[Start PROVIDED RECORDS]

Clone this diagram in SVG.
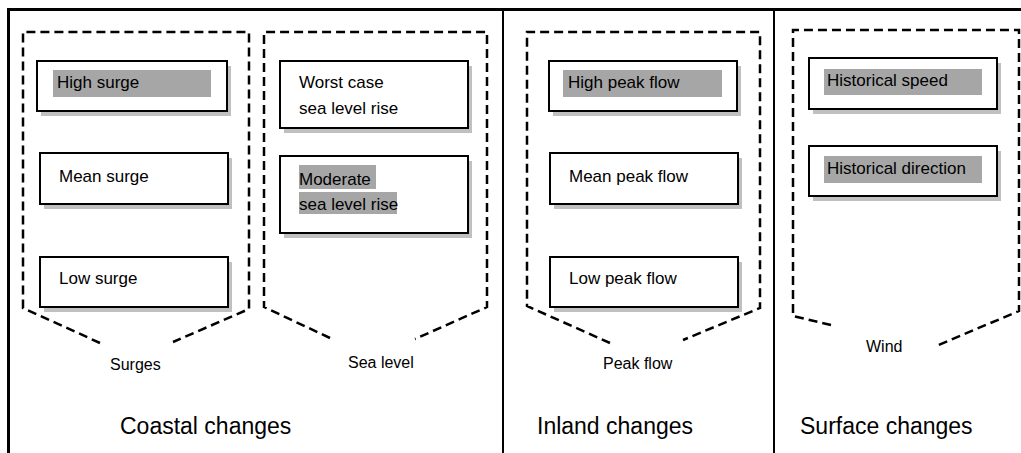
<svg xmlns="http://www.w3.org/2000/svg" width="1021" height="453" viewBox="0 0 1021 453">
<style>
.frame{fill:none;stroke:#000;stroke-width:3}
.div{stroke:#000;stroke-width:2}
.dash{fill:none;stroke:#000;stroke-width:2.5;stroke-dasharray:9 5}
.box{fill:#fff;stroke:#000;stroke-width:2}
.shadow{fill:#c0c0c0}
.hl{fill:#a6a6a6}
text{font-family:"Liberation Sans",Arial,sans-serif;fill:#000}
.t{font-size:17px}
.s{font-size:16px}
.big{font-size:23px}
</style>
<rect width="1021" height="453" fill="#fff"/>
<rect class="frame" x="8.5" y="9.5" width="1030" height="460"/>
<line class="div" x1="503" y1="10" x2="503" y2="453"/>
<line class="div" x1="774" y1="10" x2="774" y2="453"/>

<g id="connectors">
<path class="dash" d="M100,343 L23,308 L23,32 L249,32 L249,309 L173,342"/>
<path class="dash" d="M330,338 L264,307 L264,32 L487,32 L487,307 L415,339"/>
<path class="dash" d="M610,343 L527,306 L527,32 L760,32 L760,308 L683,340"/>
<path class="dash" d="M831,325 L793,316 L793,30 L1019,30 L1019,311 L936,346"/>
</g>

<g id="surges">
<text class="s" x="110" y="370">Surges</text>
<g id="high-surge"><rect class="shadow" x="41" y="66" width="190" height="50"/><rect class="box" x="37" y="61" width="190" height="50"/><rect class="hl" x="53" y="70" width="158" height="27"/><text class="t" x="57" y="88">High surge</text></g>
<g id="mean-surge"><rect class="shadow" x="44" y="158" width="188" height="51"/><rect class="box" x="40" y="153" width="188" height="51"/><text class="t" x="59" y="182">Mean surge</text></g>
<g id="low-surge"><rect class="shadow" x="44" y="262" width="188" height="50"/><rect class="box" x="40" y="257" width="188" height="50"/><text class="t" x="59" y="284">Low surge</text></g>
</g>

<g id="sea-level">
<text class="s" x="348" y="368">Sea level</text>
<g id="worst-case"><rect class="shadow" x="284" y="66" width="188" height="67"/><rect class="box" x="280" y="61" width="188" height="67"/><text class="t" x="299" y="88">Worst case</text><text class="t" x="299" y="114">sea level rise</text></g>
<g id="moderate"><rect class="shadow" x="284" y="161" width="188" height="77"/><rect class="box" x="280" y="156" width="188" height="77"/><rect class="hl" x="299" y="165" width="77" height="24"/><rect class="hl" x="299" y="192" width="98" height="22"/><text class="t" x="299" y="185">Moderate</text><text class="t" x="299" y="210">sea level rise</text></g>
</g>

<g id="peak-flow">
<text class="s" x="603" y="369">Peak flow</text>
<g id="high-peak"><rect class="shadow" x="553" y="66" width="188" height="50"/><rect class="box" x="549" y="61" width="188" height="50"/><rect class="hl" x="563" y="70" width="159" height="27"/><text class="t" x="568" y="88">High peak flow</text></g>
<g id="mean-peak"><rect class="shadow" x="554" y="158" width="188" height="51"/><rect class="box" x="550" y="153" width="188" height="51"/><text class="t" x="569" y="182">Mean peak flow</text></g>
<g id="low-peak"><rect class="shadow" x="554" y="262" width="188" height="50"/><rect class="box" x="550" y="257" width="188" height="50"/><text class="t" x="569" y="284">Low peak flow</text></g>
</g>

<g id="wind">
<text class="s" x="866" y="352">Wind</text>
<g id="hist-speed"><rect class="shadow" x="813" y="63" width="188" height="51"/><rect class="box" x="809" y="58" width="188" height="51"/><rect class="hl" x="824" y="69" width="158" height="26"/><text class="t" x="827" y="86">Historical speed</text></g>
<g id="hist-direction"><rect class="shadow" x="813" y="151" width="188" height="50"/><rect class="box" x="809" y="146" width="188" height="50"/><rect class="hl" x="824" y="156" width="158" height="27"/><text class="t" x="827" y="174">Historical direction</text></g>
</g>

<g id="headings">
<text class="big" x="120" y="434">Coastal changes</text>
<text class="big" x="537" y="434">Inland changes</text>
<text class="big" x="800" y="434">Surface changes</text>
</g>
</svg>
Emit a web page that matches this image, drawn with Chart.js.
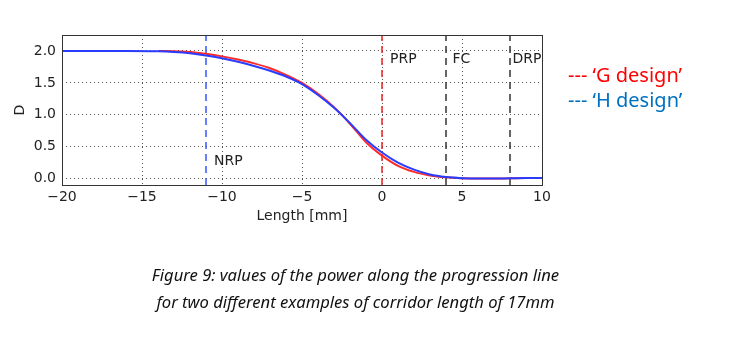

[End PROVIDED RECORDS]

(TASK STATEMENT):
Look through the data above. Each line containing the word "this" needs to be copied.

(IN RESPONSE):
Clone this diagram in SVG.
Emit a web page that matches this image, drawn with Chart.js.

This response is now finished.